Au commencement, une lettre anonyme
L’histoire s’enclenche après une lettre anonyme datée du 2 février 2009, qui dénonce des malversations présumées des frères Guérini, Alexandre et Jean-Noël, responsables du Parti socialiste marseillais des années 2000 et natifs de Calenzana, en Haute-Corse.
Jean-Noël est sénateur, président du conseil général, secrétaire de la fédération socialiste, le plus visible des deux. Alexandre, dit Alex, grande gueule et businessman, s’occupe, lui, du marché des ordures, pèse sur l’attribution des marchés publiques, la bonne tenue du parti. On le soupçonne de relations avec des milieux louches. La lettre anonyme, neuf pages, dénonce un système qui oppresse la ville à cause de la passivité du monde politique, droite et gauche confondues. Il y a danger à se saisir de l’affaire vu ses dimensions politiques locales et nationales.
Le directeur de cabinet de Sarkozy, Christian Frémont, a officié comme préfet de la ville ; Bernard Squarcini, à la tête de la Direction centrale du renseignement intérieur (DCRI), comme préfet de police. Suez et Veolia possèdent de nombreux marchés dans la ville, que certains s’amusent à nommer « Veolialand ». Qu’importe. Duchaine, passionné de sports mécaniques, adore les frissons. Haute stature, le magistrat arrive toujours au palais en moto.
Il ouvre le dossier le 16 avril 2009. Le 27 avril, il trouve sur son bureau la retranscription d’une conversation entre Jean-Noël et Alexandre Guérini:
Jean-Noël – « … Il me dit bon, il me dit, l’enquête préliminaire sera ouverte. A mon avis, ça doit être pour les décharges, Alex.
Alexandre – Hé, qu’est-ce que tu veux que ce soit ?
Jean-Noël – Hum, mais de toute façon au bout de trois ans y a prescription, ils peuvent rien faire (…)
Alexandre – Ouais, dis-moi… Euh… Demande le service que c’est quand même.
Jean-Noël – Oui, oui, demain, hein.
Alexandre – Avec précision, bien sûr, demain. »
Traduction : Jean-Noël Guérini apprend à son frère Alexandre que la justice vient d’ouvrir une enquête contre eux à la suite d’un courrier anonyme. Leur informateur se trouve alors à Madrid où Nicolas Sarkozy effectue une visite. A ses côtés, Renaud Muselier, député UMP de Marseille, alias « la dinde » ou « le docteur » dans les écoutes, que les frères soupçonnent d’avoir envoyé la lettre anonyme. Frédéric Péchenard, directeur général de la police nationale, Bernard Squarcini et un général de gendarmerie accompagnent aussi le président de la République.

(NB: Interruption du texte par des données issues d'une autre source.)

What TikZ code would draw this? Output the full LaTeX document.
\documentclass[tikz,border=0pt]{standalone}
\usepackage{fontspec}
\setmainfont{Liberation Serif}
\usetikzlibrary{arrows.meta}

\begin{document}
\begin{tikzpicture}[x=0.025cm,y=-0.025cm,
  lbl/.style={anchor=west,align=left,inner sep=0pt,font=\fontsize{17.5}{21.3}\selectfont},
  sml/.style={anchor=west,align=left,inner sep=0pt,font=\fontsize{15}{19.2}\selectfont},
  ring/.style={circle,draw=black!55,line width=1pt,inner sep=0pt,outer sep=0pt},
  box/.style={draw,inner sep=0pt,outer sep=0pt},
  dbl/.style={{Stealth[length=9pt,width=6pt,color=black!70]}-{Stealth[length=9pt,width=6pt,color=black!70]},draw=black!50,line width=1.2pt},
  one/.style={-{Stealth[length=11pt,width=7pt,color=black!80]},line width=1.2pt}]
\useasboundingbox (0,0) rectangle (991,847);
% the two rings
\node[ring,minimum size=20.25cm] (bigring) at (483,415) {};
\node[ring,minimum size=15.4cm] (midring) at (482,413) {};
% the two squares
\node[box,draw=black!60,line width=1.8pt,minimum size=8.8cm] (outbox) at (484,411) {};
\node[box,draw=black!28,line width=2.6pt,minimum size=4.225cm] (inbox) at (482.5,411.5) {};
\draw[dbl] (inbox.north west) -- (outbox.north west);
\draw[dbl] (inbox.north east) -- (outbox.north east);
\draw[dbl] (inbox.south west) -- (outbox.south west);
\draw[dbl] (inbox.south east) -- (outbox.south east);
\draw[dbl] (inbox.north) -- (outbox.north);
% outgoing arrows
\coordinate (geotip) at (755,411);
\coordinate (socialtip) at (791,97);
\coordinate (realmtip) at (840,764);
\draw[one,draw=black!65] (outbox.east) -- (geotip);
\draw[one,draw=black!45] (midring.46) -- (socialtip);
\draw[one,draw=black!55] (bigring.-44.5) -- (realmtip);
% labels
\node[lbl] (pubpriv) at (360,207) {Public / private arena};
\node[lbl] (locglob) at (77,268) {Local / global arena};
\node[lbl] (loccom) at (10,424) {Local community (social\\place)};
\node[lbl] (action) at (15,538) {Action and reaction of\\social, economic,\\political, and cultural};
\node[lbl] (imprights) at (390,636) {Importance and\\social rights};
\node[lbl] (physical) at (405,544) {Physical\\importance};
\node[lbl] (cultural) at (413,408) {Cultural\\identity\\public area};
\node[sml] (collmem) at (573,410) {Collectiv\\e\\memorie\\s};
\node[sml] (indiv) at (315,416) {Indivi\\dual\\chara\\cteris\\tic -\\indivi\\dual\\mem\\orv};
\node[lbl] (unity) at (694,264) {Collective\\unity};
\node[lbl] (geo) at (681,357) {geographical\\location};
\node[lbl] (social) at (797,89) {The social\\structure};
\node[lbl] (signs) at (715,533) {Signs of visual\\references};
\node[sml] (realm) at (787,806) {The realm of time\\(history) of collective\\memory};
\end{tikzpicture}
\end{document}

Le juge spécialiste des affaires complexes
A 48 ans, « Duduche », comme on le surnomme, est devenu un spécialiste des dossiers financiers complexes qui mélangent politiques, mafieux, entrepreneurs véreux et marchés publics. Un champ vaste, dense et bouillant que laboure le juge paysan. Et à Marseille, la terre est fertile. Entre influence corse, chaleur méditerranéenne et clientélisme atavique, les dossiers s’empilent. Le juge est devenu une curiosité de la ville.
En janvier 2008, déjà, il avait fait emprisonner Jean-Christophe Angelini, un élu corse, à la sortie d’un restaurant parisien où il déjeunait avec le « Squale », surnom de Bernard Squarcini. Quelques jours après, Eric-Marie de Ficquelmont, ami d’enfance de Frédéric
Péchenard était arrêté puis relâché sans charge. Tout ce beau monde figurait dans le dossier de la SMS, une entreprise de sécurité montée par un ancien nationaliste, Antoine Nivaggioni, soupçonné d’avoir truqué des marchés publics. « Le juge n’est pas diplomate, sourit aujourd’hui un de ses collègues de l’instruction. Quand il tape, il tape. » Ça agace en haut lieu.

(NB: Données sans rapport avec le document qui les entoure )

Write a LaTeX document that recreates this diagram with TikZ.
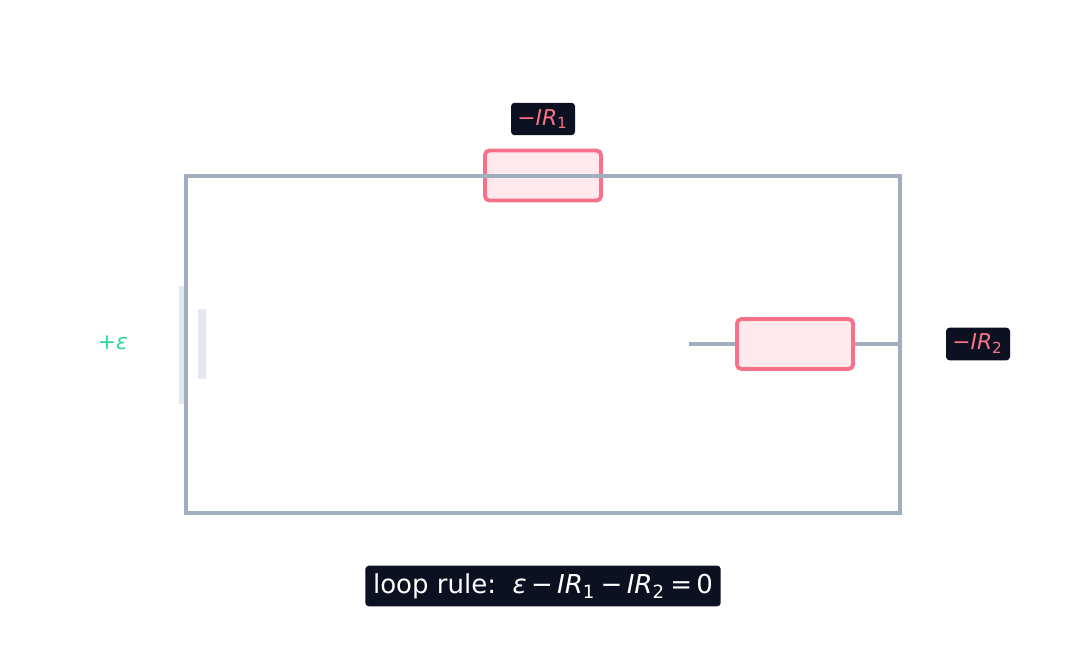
\documentclass[tikz,border=0pt]{standalone}
\usepackage{fontspec}
\setmainfont{DejaVu Sans}
\usetikzlibrary{positioning}
\definecolor{wire}{HTML}{A0AEC0}
\definecolor{plate}{HTML}{E2E8F0}
\definecolor{resred}{HTML}{F87189}
\definecolor{resfill}{HTML}{FFE9EC}
\definecolor{navy}{HTML}{0B1120}
\definecolor{emf}{HTML}{34D399}
\newcommand{\ir}[1]{\textit{IR}\textsubscript{#1}}
\begin{document}
\begin{tikzpicture}[x=0.01cm,y=-0.01cm,
  resistor/.style={draw=resred, fill=resfill, line width=1.1pt, rounded corners=1.3pt, minimum width=1.16cm, minimum height=0.5cm, inner sep=0pt},
  tag/.style={fill=navy, text=resred, rounded corners=1pt, inner sep=1.8pt, font=\fontsize{6.2}{7}\selectfont},
  wire/.style={draw=wire, line width=1.1pt}]
\useasboundingbox (0,0) rectangle (1086,666);
% battery plates
\fill[plate] (179,286) rectangle (184,404);
\fill[plate] (198,309) rectangle (206,379);
% resistors
\node (r1) [resistor] at (543,175.5) {};
\node (r2) [resistor] at (795,344) {};
% loop wire
\draw[wire] (186,176) rectangle (900,513);
\coordinate (stub) at (689,344);
\coordinate (rside) at (900,344);
\draw[wire] (stub) -- (r2.west);
\draw[wire] (r2.east) -- (rside);
% labels
\node (l1) [tag] at (543,119) {−\ir{1}};
\node (l2) [tag] at (978,344) {−\ir{2}};
\node (eps) [text=emf, font=\fontsize{6.2}{7}\selectfont] at (113,343) {+\textit{ε}};
\node (rule) [tag, text=white, inner sep=2.2pt, font=\fontsize{7.4}{8.5}\selectfont] at (543,586) {loop rule:\ \ \textit{ε}\,−\,\ir{1}\,−\,\ir{2}\,=\,0};
\end{tikzpicture}
\end{document}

A l’époque, Duchaine avait convoqué le personnel des RG pour audition : les renseignements généraux étaient soupçonnés d’avoir alerté Nivaggioni de l’avancée de l’enquête, et celui-ci avait disparu pendant dix-huit mois. Dans le bureau du juge, on trouvait alors des flics corses, réputés proches de Squarcini, et le futur préfet de police de l’île de Beauté, Jean-François Lelièvre. Ce genre de remue-ménage n’émeut guère le juge.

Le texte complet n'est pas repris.